Bei der statischen Prüfung eines Tragwerks bezüglich Erdbebensicherheit, wird der sogenannte Erfüllungsfaktor «α» ermittelt. Dieser stellt das Verhältnis von Bemessungseinwirkung und Tragwerkswiderstand dar. Ein Erfüllungsfaktor von 1.0 (und höher) bedeutet somit, dass das Tragwerk den aktuellen Normvorgaben entspricht (oder diese übersteigt).
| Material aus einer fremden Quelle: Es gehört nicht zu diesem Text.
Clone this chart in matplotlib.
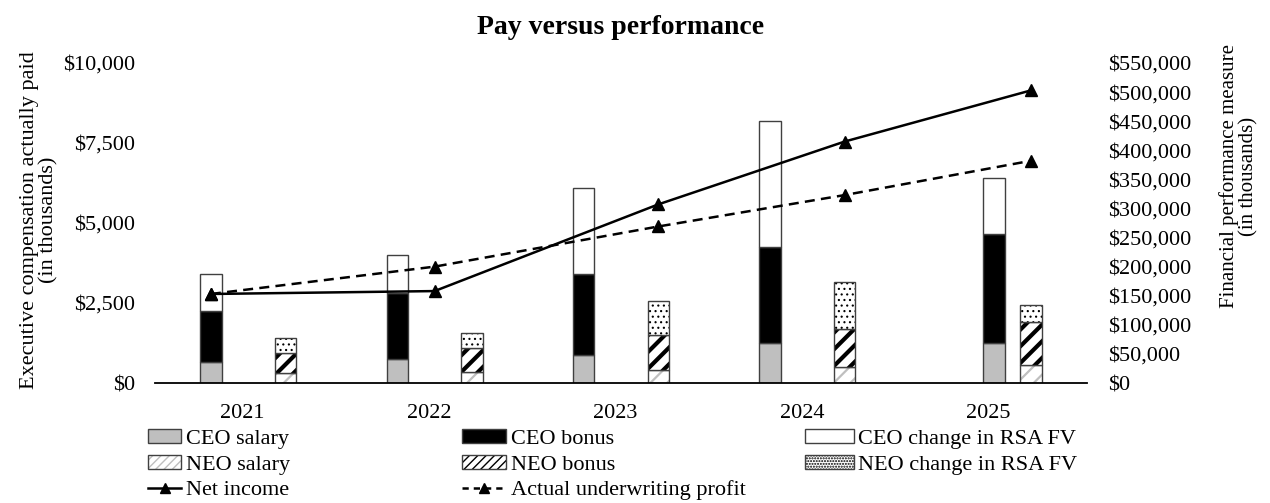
#!/usr/bin/env python3

import matplotlib
matplotlib.use("Agg")
import matplotlib.pyplot as plt
from matplotlib.patches import Patch
from matplotlib.lines import Line2D
from matplotlib.ticker import FuncFormatter
import numpy as np

years = ["2021", "2022", "2023", "2024", "2025"]

# executive compensation actually paid, in thousands
ceo_salary = [650, 750, 875, 1250, 1250]
ceo_bonus = [1600, 2050, 2525, 3000, 3400]
ceo_rsa = [1150, 1200, 2700, 3950, 1750]
neo_salary = [300, 350, 400, 500, 550]
neo_bonus = [650, 750, 1100, 1200, 1350]
neo_rsa = [450, 450, 1050, 1450, 550]

# financial performance measures, in thousands
net_income = [153000, 158000, 307000, 415000, 503000]
uw_profit = [153000, 200000, 269000, 323000, 382000]

# horizontal placement within each year slot (layout, not data)
ceo_shift = [-0.2, -0.2, -0.2, -0.2, 0.0]
neo_shift = [0.2, 0.2, 0.2, 0.2, 0.2]
line_shift = [-0.2, 0.0, 0.2, 0.2, 0.2]

FONT = "Liberation Serif"
plt.rcParams["font.family"] = [FONT, "DejaVu Serif"]
EDGE = "#404040"
LIGHT = "#bfbfbf"
W = 0.115


def hatched_bar(ax, x, h, bottom, hatch, hcolor, hlw):
    # hatch takes the edge colour, so draw fill+hatch first, then the outline
    bars = ax.bar(x, h, W, bottom=bottom, color="white", edgecolor=hcolor,
                  linewidth=0, hatch=hatch)
    for b in bars:
        if hasattr(b, "set_hatch_linewidth"):
            b.set_hatch_linewidth(hlw)
    ax.bar(x, h, W, bottom=bottom, fill=False, edgecolor=EDGE, linewidth=1)


def main():
    fig = plt.figure(figsize=(12.7, 5.03), dpi=100)
    ax = fig.add_axes([155 / 1270, 1 - 383 / 503, 932 / 1270, 320 / 503])

    idx = np.arange(len(years))
    xc = idx + np.array(ceo_shift)
    xn = idx + np.array(neo_shift)
    xl = idx + np.array(line_shift)

    cs = np.array(ceo_salary)
    cb = np.array(ceo_bonus)
    cr = np.array(ceo_rsa)
    ns = np.array(neo_salary)
    nb = np.array(neo_bonus)
    nr = np.array(neo_rsa)

    ax.bar(xc, cs, W, color=LIGHT, edgecolor=EDGE, linewidth=1)
    ax.bar(xc, cb, W, bottom=cs, color="black", edgecolor=EDGE, linewidth=1)
    ax.bar(xc, cr, W, bottom=cs + cb, color="white", edgecolor=EDGE, linewidth=1)

    with plt.rc_context({"hatch.linewidth": 1.6}):
        hatched_bar(ax, xn, ns, 0, "//", LIGHT, 1.6)
    with plt.rc_context({"hatch.linewidth": 3.0}):
        hatched_bar(ax, xn, nb, ns, "//", "black", 3.0)
    with plt.rc_context({"hatch.linewidth": 0.8}):
        hatched_bar(ax, xn, nr, ns + nb, "...", "black", 0.8)

    ax.set_xlim(-0.5, len(years) - 0.5)
    ax.set_ylim(0, 10000)
    ax.set_yticks([0, 2500, 5000, 7500, 10000])
    ax.yaxis.set_major_formatter(FuncFormatter(lambda v, p: "${:,.0f}".format(v)))
    ax.set_xticks(idx - 0.03)
    ax.set_xticklabels(years, fontsize=16)
    ax.tick_params(axis="y", length=0, pad=14.5, labelsize=16)
    ax.tick_params(axis="x", length=0, pad=15)
    for s in ["top", "left", "right"]:
        ax.spines[s].set_visible(False)
    ax.spines["bottom"].set_linewidth(1.3)

    ax2 = ax.twinx()
    ax2.plot(xl, net_income, "-^", color="black", lw=1.8, ms=8)
    ax2.plot(xl, uw_profit, "--^", color="black", lw=1.8, ms=8, dashes=(4, 2.5))
    ax2.set_ylim(0, 550000)
    ax2.set_yticks(np.arange(0, 550001, 50000))
    ax2.yaxis.set_major_formatter(FuncFormatter(lambda v, p: "${:,.0f}".format(v)))
    ax2.tick_params(axis="y", length=0, pad=15, labelsize=16)
    for s in ["top", "left", "right", "bottom"]:
        ax2.spines[s].set_visible(False)

    fig.text(0.489, 1 - 28 / 503, "Pay versus performance", ha="center",
             va="center", fontsize=20, fontweight="bold")
    fig.text(39.5 / 1270, 1 - 220 / 503,
             "Executive compensation actually paid\n(in thousands)",
             rotation=90, ha="center", va="center", fontsize=16, linespacing=1.0)
    fig.text(1238.5 / 1270, 1 - 176 / 503,
             "Financial performance measure\n(in thousands)",
             rotation=90, ha="center", va="center", fontsize=15, linespacing=1.0)

    # legend handles
    h_cs = Patch(facecolor=LIGHT, edgecolor=EDGE)
    h_cb = Patch(facecolor="black", edgecolor=EDGE)
    h_cr = Patch(facecolor="white", edgecolor=EDGE)
    h_ns = (Patch(facecolor="white", edgecolor=LIGHT, hatch="////", linewidth=0),
            Patch(fill=False, edgecolor=EDGE))
    h_nb = (Patch(facecolor="white", edgecolor="black", hatch="////", linewidth=0),
            Patch(fill=False, edgecolor=EDGE))
    h_nr = (Patch(facecolor="white", edgecolor="black", hatch="......", linewidth=0),
            Patch(fill=False, edgecolor=EDGE))
    h_ni = Line2D([], [], color="black", lw=1.8, marker="^", ms=7)
    h_uw = Line2D([], [], color="black", lw=1.8, marker="^", ms=7,
                  linestyle="--", dashes=(2.5, 2))

    cols = [
        ([h_cs, h_ns, h_ni], ["CEO salary", "NEO salary", "Net income"], 148, 1.5),
        ([h_cb, h_nb, h_uw], ["CEO bonus", "NEO bonus", "Actual underwriting profit"], 462, 2.0),
        ([h_cr, h_nr], ["CEO change in RSA FV", "NEO change in RSA FV"], 805, 2.2),
    ]
    for handles, labels, x0, hl in cols:
        fig.legend(handles, labels, loc="upper left",
                   bbox_to_anchor=(x0 / 1270, 1 - 429 / 503),
                   frameon=False, fontsize=16, borderpad=0, borderaxespad=0,
                   handlelength=hl, handleheight=0.6, handletextpad=0.2,
                   labelspacing=0.26, numpoints=1)

    fig.savefig("out.png", dpi=100)


if __name__ == "__main__":
    main()
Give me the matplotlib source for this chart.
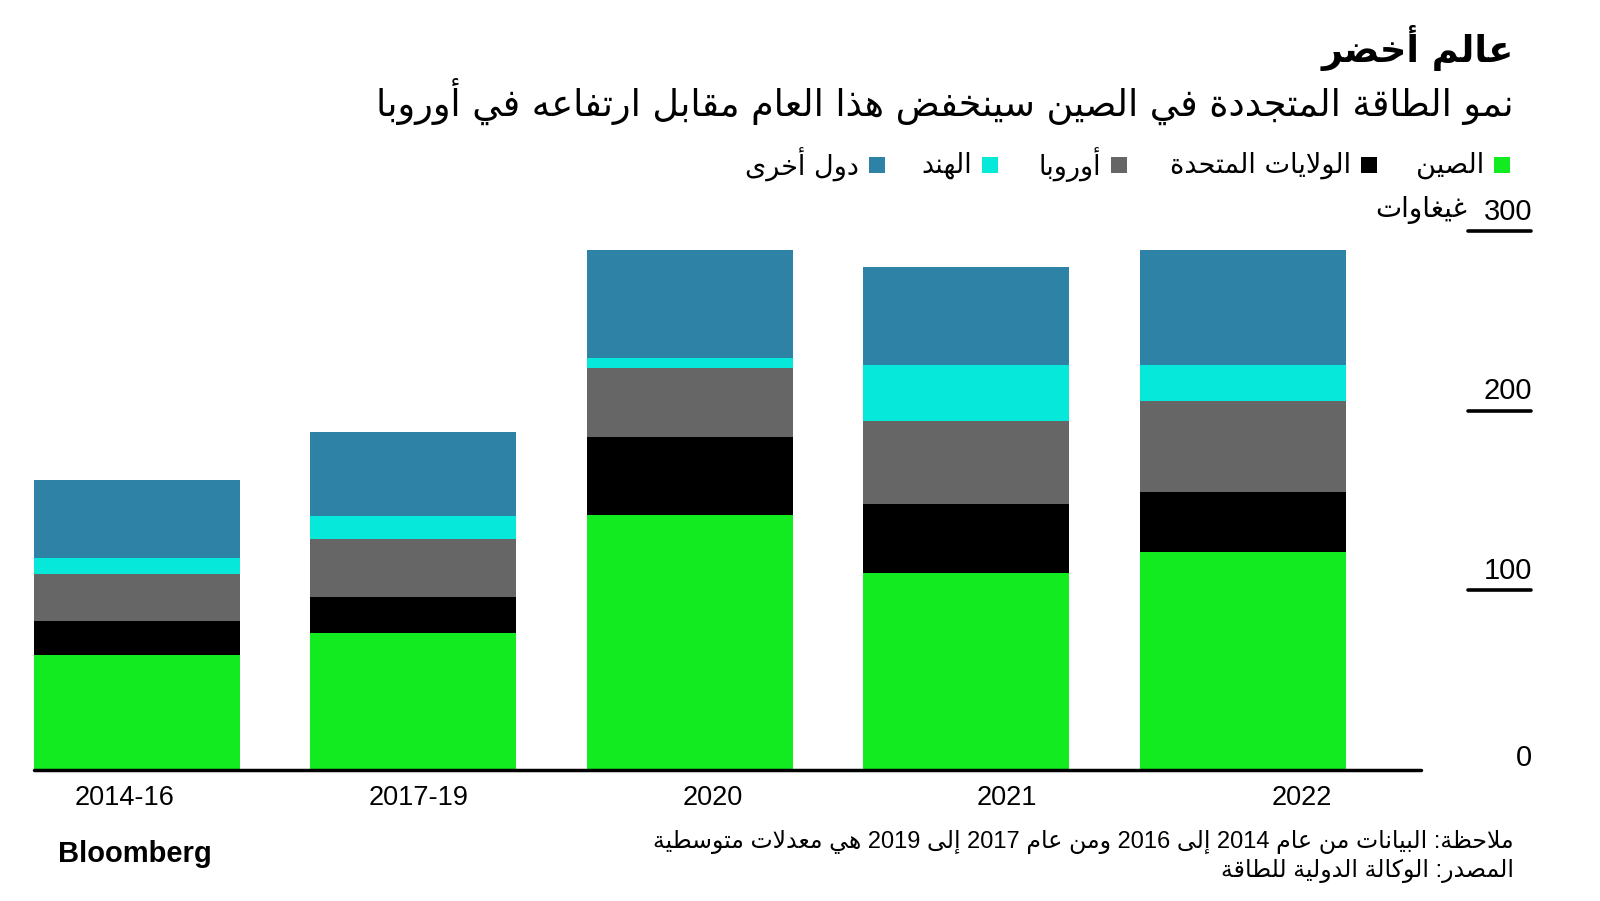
import re
import matplotlib
matplotlib.use("Agg")
import matplotlib.pyplot as plt
from matplotlib.patches import Rectangle
import matplotlib.transforms as mtransforms

# ---------------- data ----------------
categories = ["2014-16", "2017-19", "2020", "2021", "2022"]
china = [64.2, 76.1, 142.0, 109.5, 121.5]
usa = [18.6, 20.4, 43.6, 38.4, 33.1]
europe = [26.3, 32.1, 38.1, 46.4, 51.0]
india = [9.1, 13.0, 5.5, 31.2, 19.9]
others = [43.3, 46.4, 60.3, 54.4, 64.0]
series_names = ["الصين", "الولايات المتحدة", "أوروبا", "الهند", "دول أخرى"]
series_colors = ["#12eb20", "#000000", "#666666", "#06e8da", "#2e82a6"]
y_ticks = [0, 100, 200, 300]
unit_label = "غيغاوات"
title = "عالم أخضر"
subtitle = "نمو الطاقة المتجددة في الصين سينخفض هذا العام مقابل ارتفاعه في أوروبا"
note = "ملاحظة: البيانات من عام 2014 إلى 2016 ومن عام 2017 إلى 2019 هي معدلات متوسطية"
source = "المصدر: الوكالة الدولية للطاقة"

# ------------- minimal Arabic shaping + RTL ordering -------------
DUAL = {'ئ': 0xFE89, 'ب': 0xFE8F, 'ت': 0xFE95, 'ث': 0xFE99, 'ج': 0xFE9D, 'ح': 0xFEA1,
        'خ': 0xFEA5, 'س': 0xFEB1, 'ش': 0xFEB5, 'ص': 0xFEB9, 'ض': 0xFEBD, 'ط': 0xFEC1,
        'ظ': 0xFEC5, 'ع': 0xFEC9, 'غ': 0xFECD, 'ف': 0xFED1, 'ق': 0xFED5, 'ك': 0xFED9,
        'ل': 0xFEDD, 'م': 0xFEE1, 'ن': 0xFEE5, 'ه': 0xFEE9, 'ي': 0xFEF1}
RIGHT = {'آ': 0xFE81, 'أ': 0xFE83, 'ؤ': 0xFE85, 'إ': 0xFE87, 'ا': 0xFE8D, 'ة': 0xFE93,
         'د': 0xFEA9, 'ذ': 0xFEAB, 'ر': 0xFEAD, 'ز': 0xFEAF, 'و': 0xFEED, 'ى': 0xFEEF}
NONJ = {'ء': 0xFE80}
LAMALEF = {'آ': 0xFEF5, 'أ': 0xFEF7, 'إ': 0xFEF9, 'ا': 0xFEFB}


def _shape(w):
    out = []
    i, n = 0, len(w)
    joins = lambda c: c in DUAL or c in RIGHT
    while i < n:
        c = w[i]
        pj = i > 0 and w[i - 1] in DUAL
        if c == 'ل' and i + 1 < n and w[i + 1] in LAMALEF:
            b = LAMALEF[w[i + 1]]
            out.append(chr(b + 1 if pj else b))
            i += 2
            continue
        if c in DUAL:
            nj = i + 1 < n and joins(w[i + 1])
            f = 3 if (pj and nj) else 1 if pj else 2 if nj else 0
            out.append(chr(DUAL[c] + f))
        elif c in RIGHT:
            out.append(chr(RIGHT[c] + (1 if pj else 0)))
        elif c in NONJ:
            out.append(chr(NONJ[c]))
        else:
            out.append(c)
        i += 1
    return ''.join(out)


def ar(s):
    s = _shape(s)
    runs = re.findall(r'[0-9]+|[^0-9]+', s)
    return ''.join(r if r.isdigit() else r[::-1] for r in reversed(runs))


AR_FONT = ['DejaVu Sans']
LAT_FONT = ['Liberation Sans', 'DejaVu Sans']

# ---------------- figure ----------------
W, H = 1600, 901
fig = plt.figure(figsize=(W / 100, H / 100), dpi=100)
fig.patch.set_facecolor('white')

px_per_unit = 1.796
base_px = 770
ymax = 320
ax_left, ax_right = 34, 1421
ax_top = base_px - ymax * px_per_unit
ax = fig.add_axes([ax_left / W, (H - base_px) / H, (ax_right - ax_left) / W,
                   (base_px - ax_top) / H])
ax.set_xlim(-0.3725, 4.644)
ax.set_ylim(0, ymax)
ax.axis('off')

x = list(range(len(categories)))
bottom = [0.0] * len(categories)
for vals, col in zip([china, usa, europe, india, others], series_colors):
    ax.bar(x, vals, width=0.745, bottom=bottom, color=col, linewidth=0, zorder=2)
    bottom = [b + v for b, v in zip(bottom, vals)]

ax.axhline(0, color='black', lw=2.5, solid_capstyle='round', clip_on=False, zorder=3)

# x tick labels (positioned on their own evenly spaced scale like the reference)
axl = fig.add_axes(ax.get_position(), frameon=False)
axl.set_xlim(-0.3065, 4.4065)
axl.set_ylim(0, 1)
axl.set_xticks(x)
axl.set_xticklabels(categories, family=LAT_FONT, fontsize=19.5)
axl.tick_params(axis='x', length=0, pad=11)
axl.set_yticks([])
axl.patch.set_alpha(0)

# right-side y ticks
trans = mtransforms.blended_transform_factory(fig.transFigure, ax.transData)
for t in y_ticks:
    if t > 0:
        ax.plot([1468 / W, 1531 / W], [t, t], transform=trans, color='black', lw=2.6,
                solid_capstyle='round', clip_on=False)
    off = 14 if t > 0 else 9
    ax.annotate(str(t), xy=(1532 / W, t), xycoords=trans, xytext=(0, off),
                textcoords='offset points', ha='right', va='center',
                family=LAT_FONT, fontsize=21)
ax.annotate(ar(unit_label), xy=(1467 / W, y_ticks[-1]), xycoords=trans, xytext=(0, 15),
            textcoords='offset points', ha='right', va='center',
            family=AR_FONT, fontsize=20)

# titles
fig.text(1514 / W, 1 - 48 / H, ar(title), ha='right', va='center', family=AR_FONT,
         fontsize=26.5, fontweight='bold')
fig.text(1514 / W, 1 - 101 / H, ar(subtitle), ha='right', va='center', family=AR_FONT,
         fontsize=26.3)

# legend (squares to the right of each label, right-to-left order)
sq_right = [1510, 1377, 1127, 998, 885]
sq = 16
leg_y = 165
for name, col, xr in zip(series_names, series_colors, sq_right):
    fig.patches.append(Rectangle(((xr - sq) / W, 1 - (leg_y + sq / 2) / H), sq / W, sq / H,
                                 transform=fig.transFigure, color=col, linewidth=0))
    fig.text((xr - sq - 10) / W, 1 - leg_y / H, ar(name), ha='right', va='center',
             family=AR_FONT, fontsize=19.5)

# footer
fig.text(58 / W, 1 - 854 / H, "Bloomberg", ha='left', va='center', family=LAT_FONT,
         fontsize=21, fontweight='bold')
fig.text(1514 / W, 1 - 842 / H, ar(note), ha='right', va='center', family=LAT_FONT,
         fontsize=17)
fig.text(1514 / W, 1 - 871 / H, ar(source), ha='right', va='center', family=LAT_FONT,
         fontsize=17)

fig.savefig('out.png', dpi=100, facecolor='white')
Bei Bestandsbauten, die nicht nach der aktuellen Norm bemessen wurden, ist dies nur sehr selten der Fall. Als effektiv mangelhaft werden Tragwerke jedoch erst dann eingestuft, wenn sie einen Schwellenwert «αmin» unterschreiten. Diese Gebäude erfüllen die Mindestanforderungen an die Personensicherheit unter Erdbebeneinwirkungen gemäss geltender Baunormen nicht und müssen somit sofort ertüchtigt werden. Im Gegensatz dazu sind bei einem «ungenügenden» Gebäude die Mindestanforderungen an die Personensicherheit erfüllt, die Normenkonformität jedoch nicht gewährleistet. Diese Gebäude können im Rahmen des regulären Erneuerungszyklus ertüchtigt werden, sofern eine systematische Erfassung und Priorisierung innerhalb des Portfolios stattfinden.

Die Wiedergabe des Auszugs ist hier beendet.